The more clinicians used the label, the more pressure the diagnostic authorities were under to recognise it. That the clinicians and the authorities were often the same people lent momentum to the process. The first international conference on Asperger’s didn’t take place until 1988, but by then, under Wing’s guidance, the American Psychiatric Association had already changed the definition of autism in its Diagnostic and Statistical Manual, softening and expanding the checklist items and introducing a sub-threshold diagnosis, whose name, ‘Pervasive Developmental Disorder – Not Otherwise Specified’, sounded like psychiatric self-parody. In 1990, Wing prevailed on the World Health Organisation to include Asperger’s in its International Classification of Diseases. The APA had little choice but to follow suit. The psychiatrists in charge of the fourth edition of the DSM, which was published in 1994, considered proposals for 94 new diagnoses. Two made the cut. The first was Bipolar II Disorder. The second was Asperger’s.

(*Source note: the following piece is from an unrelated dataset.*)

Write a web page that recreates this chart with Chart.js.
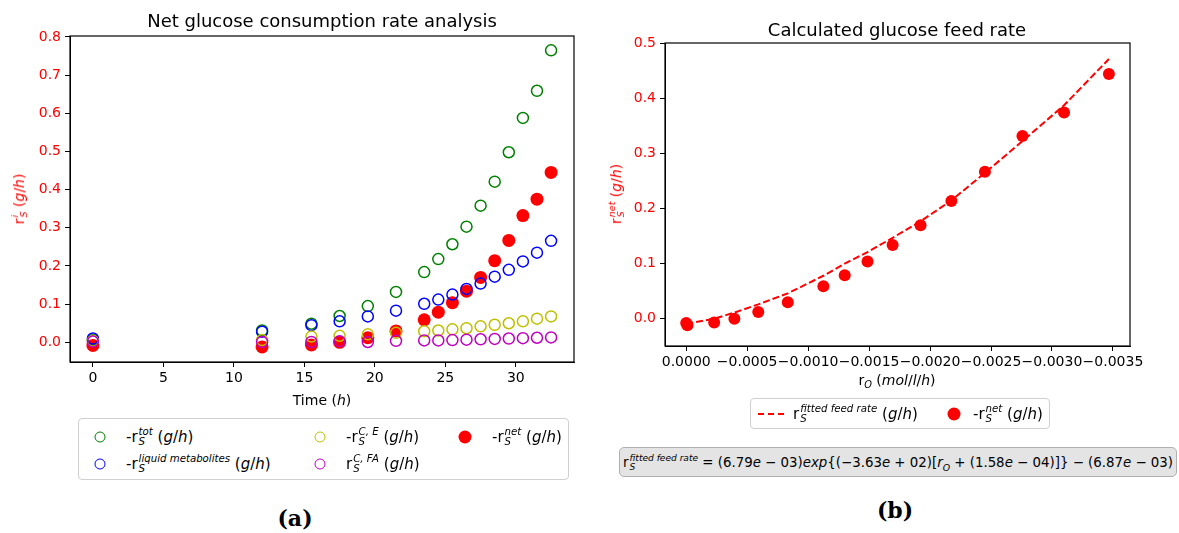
<!DOCTYPE html>
<html>
<head>
<meta charset="utf-8">
<script src="https://cdn.jsdelivr.net/npm/chart.js@4.4.1/dist/chart.umd.min.js"></script>
<style>
  body { margin: 0; width: 1179px; height: 533px; background: #fff; position: relative; overflow: hidden;
         font-family: "DejaVu Sans", sans-serif; color: #000; }
  .abs { position: absolute; white-space: nowrap; }
  .title { font-size: 18px; transform: translate(-50%, -50%); }
  .xlab { font-size: 14px; transform: translate(-50%, -50%); }
  .ylab { font-size: 14px; color: #ff0000; transform: translate(-50%, -50%) rotate(-90deg); }
  .st { display: inline-block; vertical-align: -0.3em; line-height: 0.95; font-size: 0.68em; font-style: italic; margin-left: 1px; }
  .st > span { display: block; }
  .legend { border: 1px solid #d0d0d0; border-radius: 4px; background: #fff; font-size: 15px; }
  .item { position: absolute; transform: translateY(-50%); }
  .ring { position: absolute; width: 9px; height: 9px; border-radius: 50%; border: 1.5px solid; transform: translate(-50%, -50%); }
  .dot { position: absolute; width: 13px; height: 13px; border-radius: 50%; background: #ff0000; transform: translate(-50%, -50%); }
  .dash { position: absolute; width: 26px; height: 2px; transform: translateY(-50%);
          background: repeating-linear-gradient(90deg, #ff0000 0 6px, transparent 6px 10px); }
  .formula { border: 1px solid #b0b0b0; border-radius: 5px; background: #e4e4e4; font-size: 13.35px; padding: 0 3px; }
  .cap { font-family: "DejaVu Serif", serif; font-weight: bold; font-size: 22px; transform: translate(-50%, -50%); }
</style>
</head>
<body>
<canvas id="left" class="abs" width="600" height="400" style="left:0;top:0"></canvas>
<canvas id="right" class="abs" width="579" height="400" style="left:600px;top:0"></canvas>

<div class="abs title" style="left:322px;top:20px">Net glucose consumption rate analysis</div>
<div class="abs title" style="left:897px;top:29px">Calculated glucose feed rate</div>

<div class="abs xlab" style="left:322px;top:400px">Time (<i>h</i>)</div>
<div class="abs xlab" style="left:897px;top:381px">r<sub style="font-size:0.7em"><i>O</i></sub> (<i>mol</i>/<i>l</i>/<i>h</i>)</div>

<div class="abs ylab" style="left:19px;top:199px">r<span class="st"><span>i</span><span>S</span></span> (<i>g</i>/<i>h</i>)</div>
<div class="abs ylab" style="left:616px;top:194px">r<span class="st"><span>net</span><span>S</span></span> (<i>g</i>/<i>h</i>)</div>

<div class="abs legend" style="left:78px;top:418px;width:489px;height:60px">
  <div class="ring" style="left:21px;top:18px;border-color:#008000"></div>
  <div class="item" style="left:47px;top:18px">-r<span class="st"><span>tot</span><span>S</span></span> (<i>g</i>/<i>h</i>)</div>
  <div class="ring" style="left:21px;top:45px;border-color:#0000ff"></div>
  <div class="item" style="left:47px;top:45px">-r<span class="st"><span>liquid metabolites</span><span>S</span></span> (<i>g</i>/<i>h</i>)</div>
  <div class="ring" style="left:241px;top:18px;border-color:#bfbf00"></div>
  <div class="item" style="left:267px;top:18px">-r<span class="st"><span>C, E</span><span>S</span></span> (<i>g</i>/<i>h</i>)</div>
  <div class="ring" style="left:241px;top:45px;border-color:#bf00bf"></div>
  <div class="item" style="left:267px;top:45px">r<span class="st"><span>C, FA</span><span>S</span></span> (<i>g</i>/<i>h</i>)</div>
  <div class="dot" style="left:386px;top:18px"></div>
  <div class="item" style="left:413px;top:18px">-r<span class="st"><span>net</span><span>S</span></span> (<i>g</i>/<i>h</i>)</div>
</div>

<div class="abs legend" style="left:750px;top:398px;width:298px;height:29px">
  <div class="dash" style="left:7px;top:15px"></div>
  <div class="item" style="left:42px;top:15px">r<span class="st"><span>fitted feed rate</span><span>S</span></span> (<i>g</i>/<i>h</i>)</div>
  <div class="dot" style="left:203px;top:15px"></div>
  <div class="item" style="left:222px;top:15px">-r<span class="st"><span>net</span><span>S</span></span> (<i>g</i>/<i>h</i>)</div>
</div>

<div class="abs formula" style="left:619px;top:447px;height:28px;line-height:30px">r<span class="st"><span>fitted feed rate</span><span>S</span></span> = (6.79<i>e</i> &minus; 03)<i>exp</i>{(&minus;3.63<i>e</i> + 02)[<i>r<sub style="font-size:0.7em">O</sub></i> + (1.58<i>e</i> &minus; 04)]} &minus; (6.87<i>e</i> &minus; 03)</div>

<div class="abs cap" style="left:295px;top:518px">(a)</div>
<div class="abs cap" style="left:895px;top:510px">(b)</div>

<script>
// time points (h) and the five rates in the left panel (g/h)
const times = [0, 12, 15.5, 17.5, 19.5, 21.5, 23.5, 24.5, 25.5, 26.5, 27.5, 28.5, 29.5, 30.5, 31.5, 32.5];
const rTot = [0.006, 0.031, 0.049, 0.069, 0.095, 0.132, 0.184, 0.218, 0.257, 0.303, 0.358, 0.421, 0.498, 0.588, 0.659, 0.765];
const rLiquid = [0.010, 0.028, 0.045, 0.055, 0.068, 0.083, 0.101, 0.112, 0.125, 0.140, 0.154, 0.172, 0.190, 0.212, 0.235, 0.266];
const rCE = [0.004, 0.006, 0.015, 0.017, 0.021, 0.025, 0.029, 0.031, 0.034, 0.037, 0.042, 0.046, 0.050, 0.055, 0.062, 0.068];
const rCFA = [0.002, 0.001, 0.001, 0.003, 0.001, 0.004, 0.005, 0.005, 0.006, 0.007, 0.008, 0.009, 0.010, 0.011, 0.012, 0.013];
const rNet = [-0.008, -0.012, -0.007, 0.000, 0.012, 0.030, 0.059, 0.079, 0.104, 0.134, 0.170, 0.214, 0.267, 0.332, 0.375, 0.445];

// right panel: oxygen rate (mol/l/h) and fitted feed rate
const rO = [0, -0.00001, -0.000229, -0.000395, -0.000591, -0.000833, -0.001125, -0.0013, -0.001487, -0.001693, -0.001922, -0.002175, -0.00245, -0.002758, -0.003099, -0.003467];
const rFitted = [-0.009, -0.009, 0.000, 0.011, 0.026, 0.046, 0.078, 0.100, 0.121, 0.147, 0.177, 0.215, 0.265, 0.323, 0.388, 0.472];

const leftXTicks = [0, 5, 10, 15, 20, 25, 30];
const leftYTicks = [0, 0.1, 0.2, 0.3, 0.4, 0.5, 0.6, 0.7, 0.8];
const rightXTicks = [0, -0.0005, -0.001, -0.0015, -0.002, -0.0025, -0.003, -0.0035];
const rightYTicks = [0, 0.1, 0.2, 0.3, 0.4, 0.5];

const pts = (xs, ys) => xs.map((x, i) => ({ x, y: ys[i] }));

// box round the plot area, like matplotlib spines
const frame = {
  id: 'frame',
  afterDraw(chart) {
    const a = chart.chartArea, ctx = chart.ctx;
    ctx.save();
    ctx.strokeStyle = '#000';
    ctx.lineWidth = 1.2;
    ctx.strokeRect(a.left, a.top, a.right - a.left, a.bottom - a.top);
    ctx.restore();
  }
};

const tickFont = { family: 'DejaVu Sans', size: 14 };

function axis(opts) {
  return Object.assign({
    type: 'linear',
    grid: { display: true, drawOnChartArea: false, drawTicks: true, tickLength: 5, color: '#000', lineWidth: 1 },
    border: { display: true, color: '#000', width: 1 },
  }, opts);
}

function ring(label, color, ys) {
  return {
    label, data: pts(times, ys),
    borderColor: color, backgroundColor: 'rgba(0,0,0,0)',
    pointRadius: 5.5, pointBorderWidth: 1.5
  };
}

new Chart(document.getElementById('left'), {
  type: 'scatter',
  data: {
    // first dataset is drawn on top
    datasets: [
      ring('rCFA', '#bf00bf', rCFA),
      ring('rCE', '#bfbf00', rCE),
      ring('rLiquid', '#0000ff', rLiquid),
      ring('rTot', '#008000', rTot),
      { label: 'rNet', data: pts(times, rNet), backgroundColor: '#ff0000', borderColor: '#ff0000',
        pointRadius: 6.5, pointBorderWidth: 0 }
    ]
  },
  options: {
    responsive: false, animation: false, devicePixelRatio: 1,
    layout: { padding: { top: 36, right: 26, left: 0, bottom: 0 } },
    plugins: { legend: { display: false }, tooltip: { enabled: false } },
    scales: {
      x: axis({
        min: -1.625, max: 34.125,
        afterBuildTicks: s => { s.ticks = leftXTicks.map(v => ({ value: v })); },
        afterFit: s => { s.height = 38; },
        ticks: { font: tickFont, color: '#000', padding: 3, maxRotation: 0, autoSkip: false, callback: v => String(v) }
      }),
      y: axis({
        min: -0.0515, max: 0.8025,
        afterBuildTicks: s => { s.ticks = leftYTicks.map(v => ({ value: v })); },
        afterFit: s => { s.width = 70; },
        ticks: { font: tickFont, color: '#ff0000', padding: 4, callback: v => v.toFixed(1) }
      })
    }
  },
  plugins: [frame]
});

new Chart(document.getElementById('right'), {
  type: 'scatter',
  data: {
    datasets: [
      { label: '-rNet', data: pts(rO, rNet), backgroundColor: '#ff0000', borderColor: '#ff0000',
        pointRadius: 6, pointBorderWidth: 0 },
      { label: 'fitted', data: pts(rO, rFitted), showLine: true, borderColor: '#ff0000', borderWidth: 2,
        borderDash: [7, 3], pointRadius: 0, fill: false }
    ]
  },
  options: {
    responsive: false, animation: false, devicePixelRatio: 1,
    layout: { padding: { top: 43, right: 49, left: 0, bottom: 0 } },
    plugins: { legend: { display: false }, tooltip: { enabled: false } },
    scales: {
      x: axis({
        reverse: true, min: -0.00364, max: 0.000174,
        afterBuildTicks: s => { s.ticks = rightXTicks.map(v => ({ value: v })); },
        afterFit: s => { s.height = 54; },
        ticks: { font: tickFont, color: '#000', padding: 3, maxRotation: 0, autoSkip: false,
                 callback: v => v === 0 ? '0.0000' : v.toFixed(4).replace('-', '\u2212') }
      }),
      y: axis({
        min: -0.0497, max: 0.5012,
        afterBuildTicks: s => { s.ticks = rightYTicks.map(v => ({ value: v })); },
        afterFit: s => { s.width = 65; },
        ticks: { font: tickFont, color: '#ff0000', padding: 4, callback: v => v.toFixed(1) }
      })
    }
  },
  plugins: [frame]
});
</script>
</body>
</html>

It was at this point that Pandora’s box truly burst open. Steve Silberman, the author of NeuroTribes, describes DSM-IV as the diagnostic equivalent of Michael Jackson’s Thriller: an unprecedented international hit. The manual and its many tie-ins – including study guides, casebooks, videotapes and software – earned $100 million for the American Psychiatric Association. This once obscure 42-year-old psychiatric manual inserted itself, as Silberman writes, into nearly every facet of American life: ‘classrooms, courtrooms, community clinics, research labs, congressional hearings, pharma stockholders’ meetings, social service agencies and guidance counsellors’ offices’. For autism in particular, this meant that the ‘clinical infrastructure’ of the condition was transformed ‘from a channel for optional reporting of isolated cases to a network for active surveillance of the general population’. The first autism prevalence study, published by the psychologist Victor Lotter in 1964, suggested (with scrupulous social-scientific disclaimers) that the condition affected 4.5 out of every 10,000 children. In 1999 a widely disseminated report by California’s Department of Developmental Services raised that number to 60 out of every 10,000 children. In 2004, the US Centers for Disease Control and Prevention published an alert for paediatricians which claimed that autism affected one out of every 166 American children. By 2007 it had raised that number to 1 in 110. By then, of course, the figures were so high that a few dozen kids more or less hardly mattered; everyone was already in a panic.
Both of these books spend a great deal of time on the recent autism ‘epidemic’. In all likelihood, neither would have been written – or at least not published by a mainstream house – had autism not entered the public consciousness in such a spectacular and alarming way. This isn’t to say that the history of autism doesn’t hold fascinations independent of recent events. Both Silberman and Donvan and Zucker have a lot of fun describing the lives of autistic people before autism was a concept, like the 18th-century ‘natural fool’ Hugh Blair of Borgue, a Scottish laird who filled his bedroom with twigs and feathers and liked to dine with cats, whose paws he licked clean. Silberman includes a chapter about Henry Cavendish, a pathologically shy scientific polymath whose many breakthroughs include the 1766 discovery of hydrogen; ‘The way to talk to Cavendish is never to look at him,’ the astronomer Francis Wollaston was to say of him.